The answer really depends upon your intent in using either platform. As far as intent goes, there are two basic categories: either you want to market a product or a service, or you want to deliver a product or a service. I’ll explain the nuances between the two in a moment, but, at the risk of oversimplifying this, if your intent is to market a product or service, I think optimizing your site for mobile users is the way to go. But if you want to deliver a product or service, then an app might suit your needs best.
If You Are Delivering a Product or Service…
What I mean by delivering is literal: are you looking for the best solution to actually deliver your product or service to the customer? If you already have a website that is performing well enough to free you up to look in to mobile solutions, then the app marketplace could be your next step. Plenty of consumer brands are doing quite well by offering mobile “storefronts” that are actually apps. While Amazon, for instance, has a mobile-optimized website, the better consumer experience is through their app. If your company has a large product catalog from which customers are likely to make repeat purchases as well as spend time browsing and/or creating wishlists, then, again, an app could work well. In this situation, the user experience must be finely controlled in order to be conducive to selection and checkout. There are all kinds of advantages to this environment from a sales perspective—tight controls, security, ease of use for the consumer, one-click purchasing, etc.
Also, if your product or service is something that could be developed as an app—like a piece of entertainment or recurring content for sale—then, obviously, the app marketplace handles this very well. In fact, this above all—where the consumer actually purchases the app itself—is what the app marketplace does best. If your product or service (service, as in a subscription to content) can fit this model, search no more.
If You Are Marketing a Product or Service…

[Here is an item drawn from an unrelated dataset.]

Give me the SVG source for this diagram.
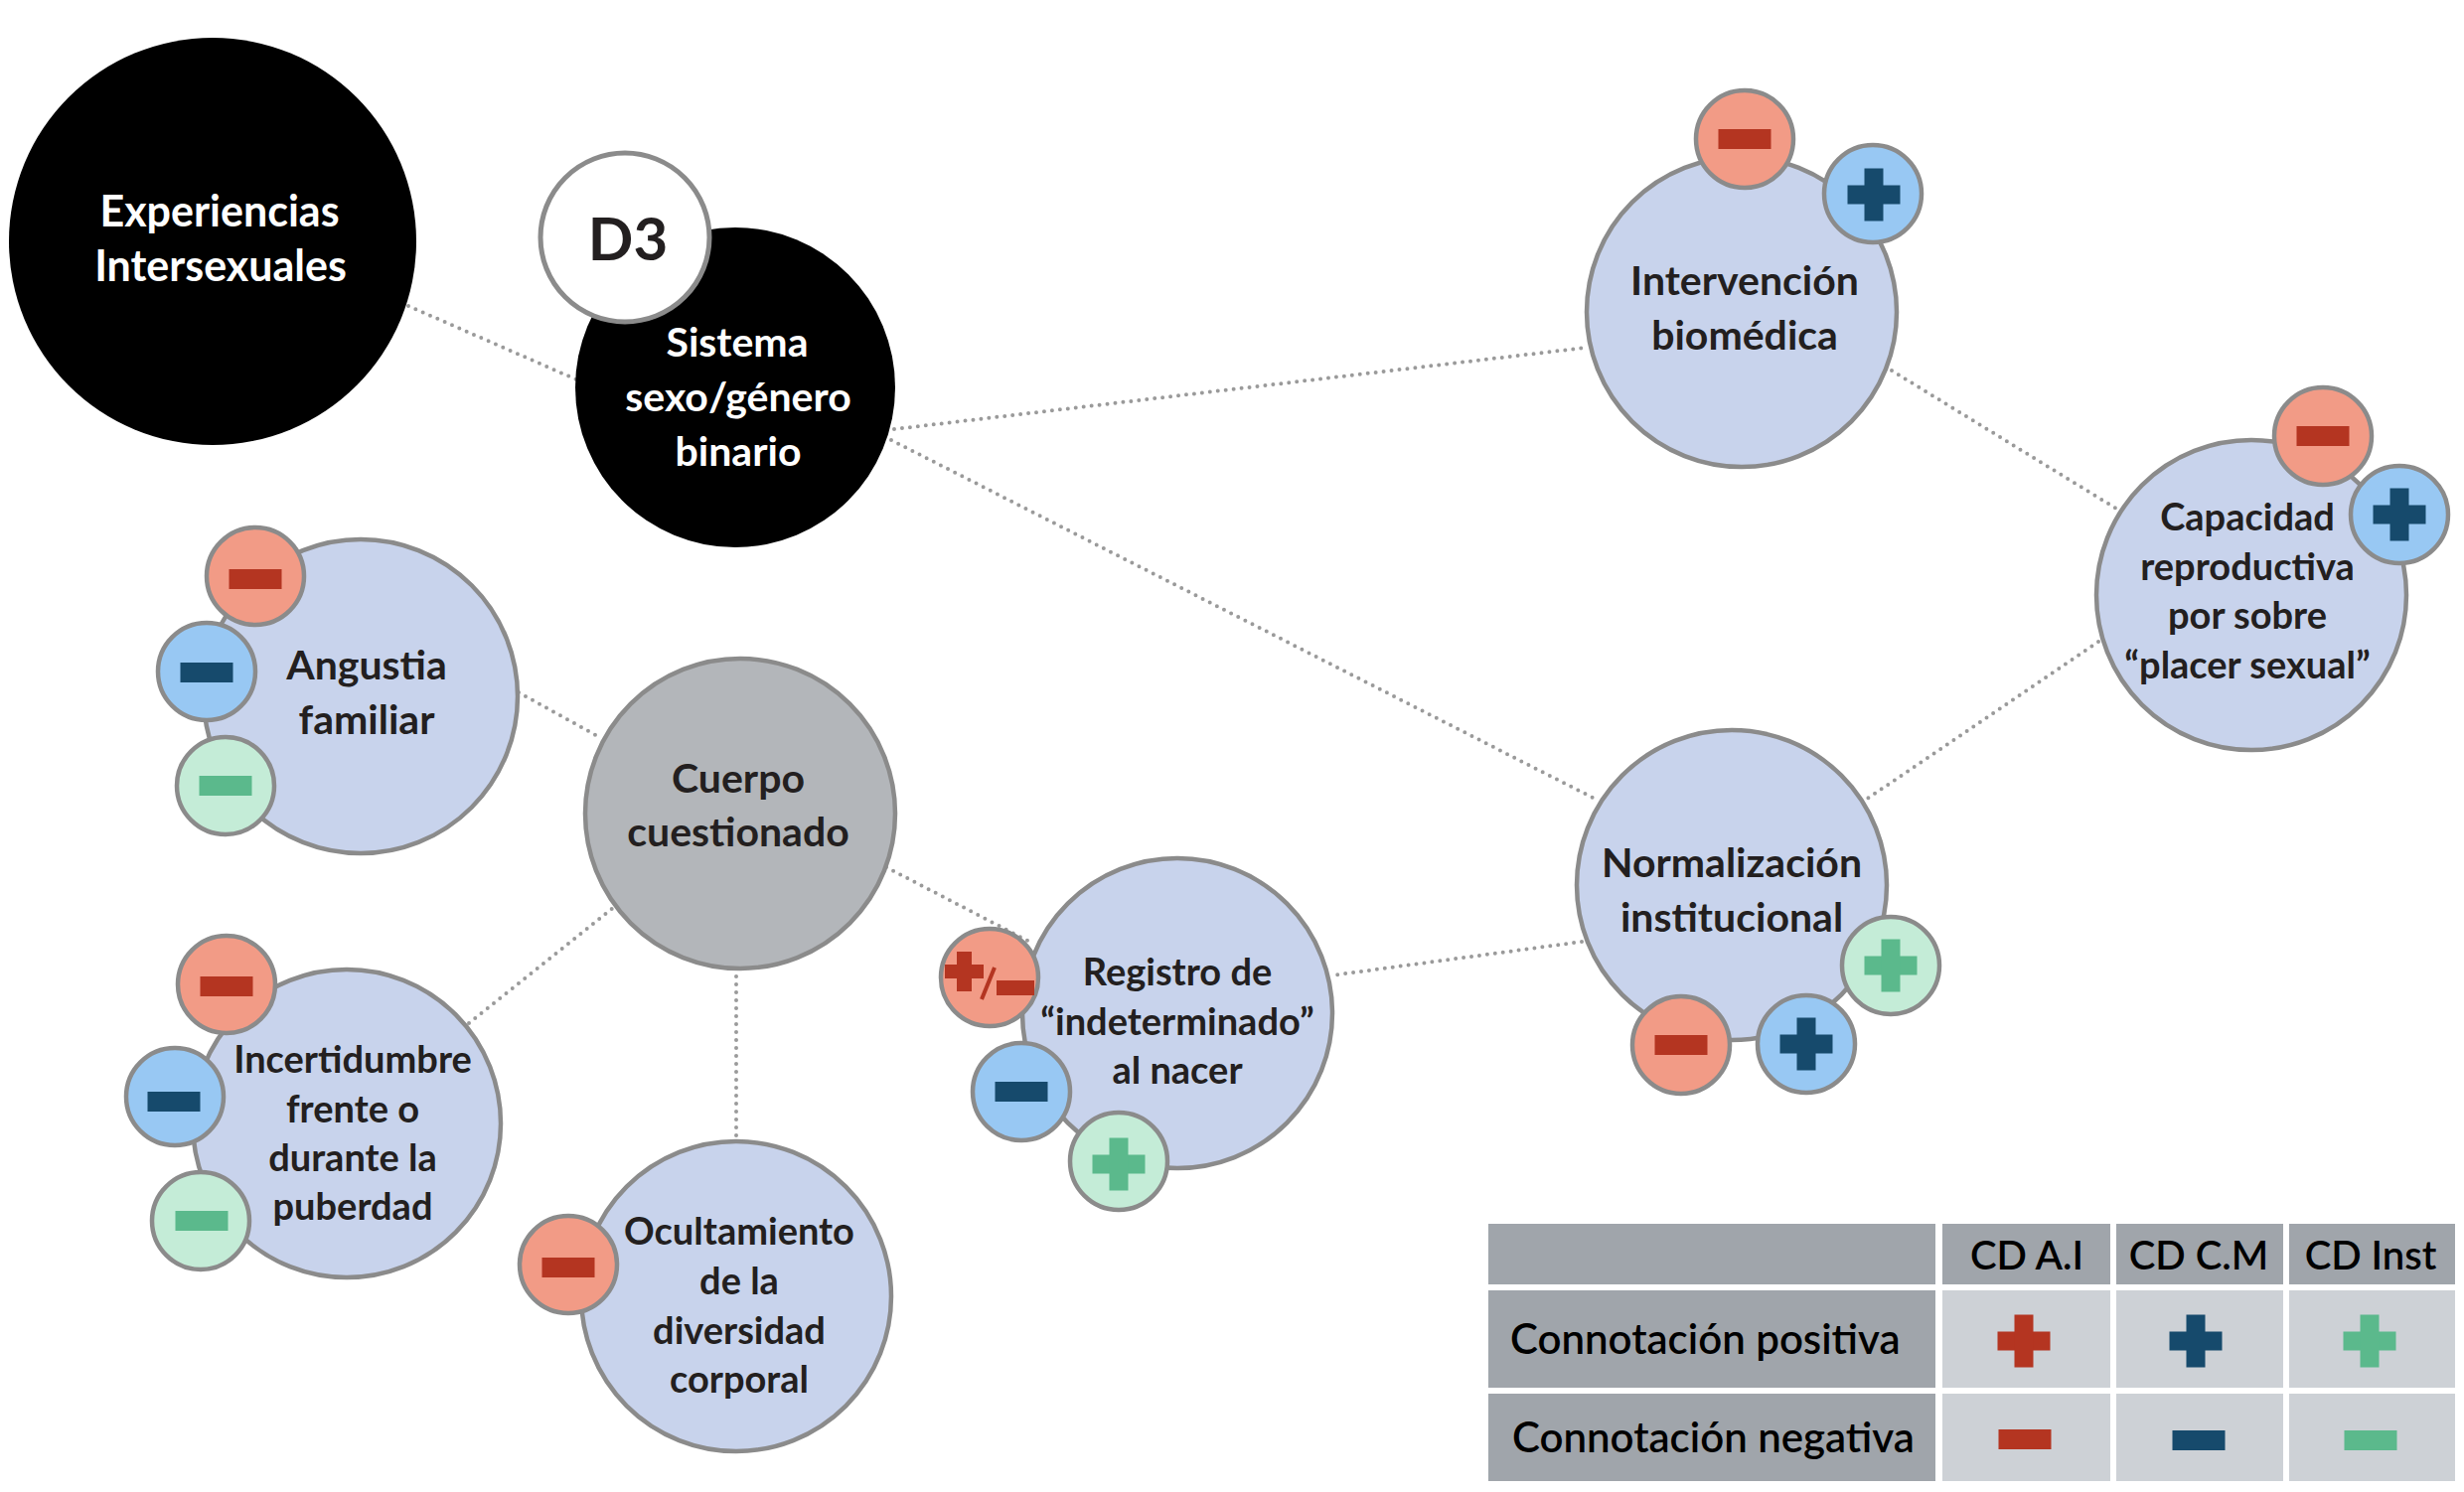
<svg xmlns="http://www.w3.org/2000/svg" width="2480" height="1502" viewBox="0 0 2480 1502">
<style>
.main{fill:#c8d3ec;stroke:#8b8b8b;stroke-width:4.5}
.gray{fill:#b3b6ba;stroke:#8b8b8b;stroke-width:4.5}
.blk{fill:#000}
.d3{fill:#fff;stroke:#8b8b8b;stroke-width:5}
.br{fill:#f29b86;stroke:#8b8b8b;stroke-width:4.5}
.bb{fill:#98c8f3;stroke:#8b8b8b;stroke-width:4.5}
.bg{fill:#c4ecd7;stroke:#8b8b8b;stroke-width:4.5}
.ir{fill:#b43521}
.ib{fill:#164a6c}
.ig{fill:#5bb98c}
.t{font-family:Lato,"Noto Sans",sans-serif;font-weight:700;fill:#231f20;text-anchor:middle}
.w{fill:#fff}
.s41{font-size:41px}
.s38{font-size:38px}
.lg{font-family:Lato,"Noto Sans",sans-serif;font-weight:600;font-size:42px;fill:#000}
.hd{fill:#a0a5ab}
.cl{fill:#cdd1d6}
.con line{stroke:#9a9a9a;stroke-width:4;stroke-dasharray:0 8;stroke-linecap:round;fill:none}
</style>
<defs>
<g id="minus"><rect x="-26.5" y="-10" width="53" height="20"/></g>
<g id="plus"><rect x="-26.5" y="-9.5" width="53" height="19"/><rect x="-9.5" y="-26.5" width="19" height="53"/></g>
</defs>
<rect width="2480" height="1502" fill="#fff"/>
<g id="connectors" class="con">
<line x1="411" y1="308" x2="580" y2="382"/>
<line x1="900" y1="432" x2="1596" y2="350"/>
<line x1="897" y1="443" x2="1607" y2="805"/>
<line x1="1904" y1="373" x2="2130" y2="512"/>
<line x1="2112" y1="646" x2="1878" y2="805"/>
<line x1="1592" y1="948" x2="1340" y2="982"/>
<line x1="892" y1="873" x2="1040" y2="950"/>
<line x1="522" y1="697" x2="605" y2="743"/>
<line x1="472" y1="1030" x2="617" y2="914"/>
<line x1="741" y1="975" x2="741" y2="1150"/>
</g>
<g id="experiencias">
<circle class="blk" cx="214" cy="243" r="205"/>
<text class="t w" font-size="43" x="221" y="228">Experiencias</text>
<text class="t w" font-size="43" x="222" y="283">Intersexuales</text>
</g>
<g id="sistema">
<circle class="blk" cx="740" cy="390" r="161"/>
<text class="t w s41" x="742" y="359">Sistema</text>
<text class="t w s41" x="743" y="414">sexo/género</text>
<text class="t w s41" x="743" y="469">binario</text>
</g>
<g id="d3">
<circle class="d3" cx="629" cy="239" r="85"/>
<text class="t" style="font-size:60px;font-weight:700" x="632" y="262">D3</text>
</g>
<g id="intervencion">
<circle class="main" cx="1753" cy="314" r="156"/>
<text class="t s41" x="1756" y="297">Intervención</text>
<text class="t s41" x="1756" y="352">biomédica</text>
<circle class="br" cx="1756" cy="140" r="49"/><use href="#minus" class="ir" x="1756" y="140"/>
<circle class="bb" cx="1885" cy="195" r="49"/><use href="#plus" class="ib" x="1886" y="196"/>
</g>
<g id="capacidad">
<circle class="main" cx="2266" cy="599" r="156"/>
<text class="t s38" x="2262" y="534">Capacidad</text>
<text class="t s38" x="2262" y="584">reproductiva</text>
<text class="t s38" x="2262" y="633">por sobre</text>
<text class="t s38" x="2262" y="683">“placer sexual”</text>
<circle class="br" cx="2338" cy="439" r="49"/><use href="#minus" class="ir" x="2338" y="439"/>
<circle class="bb" cx="2415" cy="518" r="49"/><use href="#plus" class="ib" x="2415" y="518"/>
</g>
<g id="normalizacion">
<circle class="main" cx="1743" cy="891" r="156"/>
<text class="t s41" x="1743" y="883">Normalización</text>
<text class="t s41" x="1743" y="938">institucional</text>
<circle class="bg" cx="1903" cy="972" r="49"/><use href="#plus" class="ig" x="1903" y="972"/>
<circle class="bb" cx="1818" cy="1051" r="49"/><use href="#plus" class="ib" x="1818" y="1051"/>
<circle class="br" cx="1692" cy="1052" r="49"/><use href="#minus" class="ir" x="1692" y="1052"/>
</g>
<g id="registro">
<circle class="main" cx="1185" cy="1020" r="156"/>
<text class="t s38" x="1185" y="992">Registro de</text>
<text class="t s38" x="1185" y="1042">“indeterminado”</text>
<text class="t s38" x="1185" y="1091">al nacer</text>
<circle class="br" cx="996" cy="984" r="49"/>
<g class="ir"><rect x="951" y="971" width="39" height="14"/><rect x="963" y="958" width="15" height="40"/><rect x="1003" y="987" width="38" height="15"/></g>
<line x1="988" y1="1006" x2="1001" y2="974" stroke="#b43521" stroke-width="4"/>
<circle class="bb" cx="1028" cy="1099" r="49"/><use href="#minus" class="ib" x="1028" y="1099"/>
<circle class="bg" cx="1126" cy="1169" r="49"/><use href="#plus" class="ig" x="1126" y="1172"/>
</g>
<g id="cuerpo">
<circle class="gray" cx="745" cy="819" r="156"/>
<text class="t s41" x="743" y="798">Cuerpo</text>
<text class="t s41" x="743" y="852">cuestionado</text>
</g>
<g id="angustia">
<circle class="main" cx="363" cy="701" r="158"/>
<text class="t s41" x="369" y="684">Angustia</text>
<text class="t s41" x="369" y="739">familiar</text>
<circle class="br" cx="257" cy="580" r="49"/><use href="#minus" class="ir" x="257" y="583"/>
<circle class="bb" cx="208" cy="676" r="49"/><use href="#minus" class="ib" x="208" y="677"/>
<circle class="bg" cx="227" cy="791" r="49"/><use href="#minus" class="ig" x="227" y="791"/>
</g>
<g id="incertidumbre">
<circle class="main" cx="349" cy="1131" r="155"/>
<text class="t s38" x="355" y="1080">Incertidumbre</text>
<text class="t s38" x="355" y="1130">frente o</text>
<text class="t s38" x="355" y="1179">durante la</text>
<text class="t s38" x="355" y="1228">puberdad</text>
<circle class="br" cx="228" cy="991" r="49"/><use href="#minus" class="ir" x="228" y="993"/>
<circle class="bb" cx="176" cy="1104" r="49"/><use href="#minus" class="ib" x="175" y="1109"/>
<circle class="bg" cx="202" cy="1229" r="49"/><use href="#minus" class="ig" x="203" y="1229"/>
</g>
<g id="ocultamiento">
<circle class="main" cx="741" cy="1305" r="156"/>
<text class="t s38" x="744" y="1253">Ocultamiento</text>
<text class="t s38" x="744" y="1303">de la</text>
<text class="t s38" x="744" y="1353">diversidad</text>
<text class="t s38" x="744" y="1402">corporal</text>
<circle class="br" cx="572" cy="1273" r="49"/><use href="#minus" class="ir" x="572" y="1276"/>
</g>
<g id="legend">
<rect class="hd" x="1498" y="1232" width="450" height="61"/>
<rect class="hd" x="1955" y="1232" width="169" height="61"/>
<rect class="hd" x="2130" y="1232" width="168" height="61"/>
<rect class="hd" x="2304" y="1232" width="167" height="61"/>
<rect class="hd" x="1498" y="1299" width="450" height="98"/>
<rect class="cl" x="1955" y="1299" width="169" height="98"/>
<rect class="cl" x="2130" y="1299" width="168" height="98"/>
<rect class="cl" x="2304" y="1299" width="167" height="98"/>
<rect class="hd" x="1498" y="1403" width="450" height="88"/>
<rect class="cl" x="1955" y="1403" width="169" height="88"/>
<rect class="cl" x="2130" y="1403" width="168" height="88"/>
<rect class="cl" x="2304" y="1403" width="167" height="88"/>
<text class="lg" x="2040" y="1278" text-anchor="middle" style="font-size:40px">CD A.I</text>
<text class="lg" x="2213" y="1278" text-anchor="middle" style="font-size:40px">CD C.M</text>
<text class="lg" x="2386" y="1278" text-anchor="middle" style="font-size:40px">CD Inst</text>
<text class="lg" x="1520" y="1363">Connotación positiva</text>
<text class="lg" x="1522" y="1462">Connotación negativa</text>
<use href="#plus" class="ir" x="2037" y="1350"/>
<use href="#plus" class="ib" x="2210" y="1350"/>
<use href="#plus" class="ig" x="2385" y="1350"/>
<use href="#minus" class="ir" x="2038" y="1449"/>
<use href="#minus" class="ib" x="2213" y="1450"/>
<use href="#minus" class="ig" x="2386" y="1450"/>
</g>
</svg>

But for the rest of us—we who do pull marketing for products and services primarily using informative, educational, expertise-establishing content, the web is where it’s at. I outlined most of my big reasons in a talk I gave at UNC on the mobile web, as well as in this month’s newsletter, but I’ll repeat the most important and simple ones here. First and foremost, if content marketing is your game, then you’re already (or should be) doing it on the web. Why double your effort by replicating and reformatting all that content in an app that will be hard to find? As for finding, that’s my second point: Content within apps is about as findable as content stuck in a PDF or Flash file. That is, not findable at all. The app store’s search tools aren’t sophisticated, so if an app’s name or description doesn’t match the query, it’s not going to be found. That alone, from a pull marketing standpoint, makes apps a no-go. If you are marketing your product or service and hoping to bring in prospects that desperately need and want what you have to offer but don’t know about you yet, you won’t do that in the app store. Stick with the web, which makes that dream come true every day for those that create quality content and know how to optimize it for search engines.
If You Are Doing Both…
Finally, I should add that though this probably only will apply to a select few, it might make a lot of sense to do both. Of course, if you’re one of those select few that does both for good reason, you’re probably not reading this!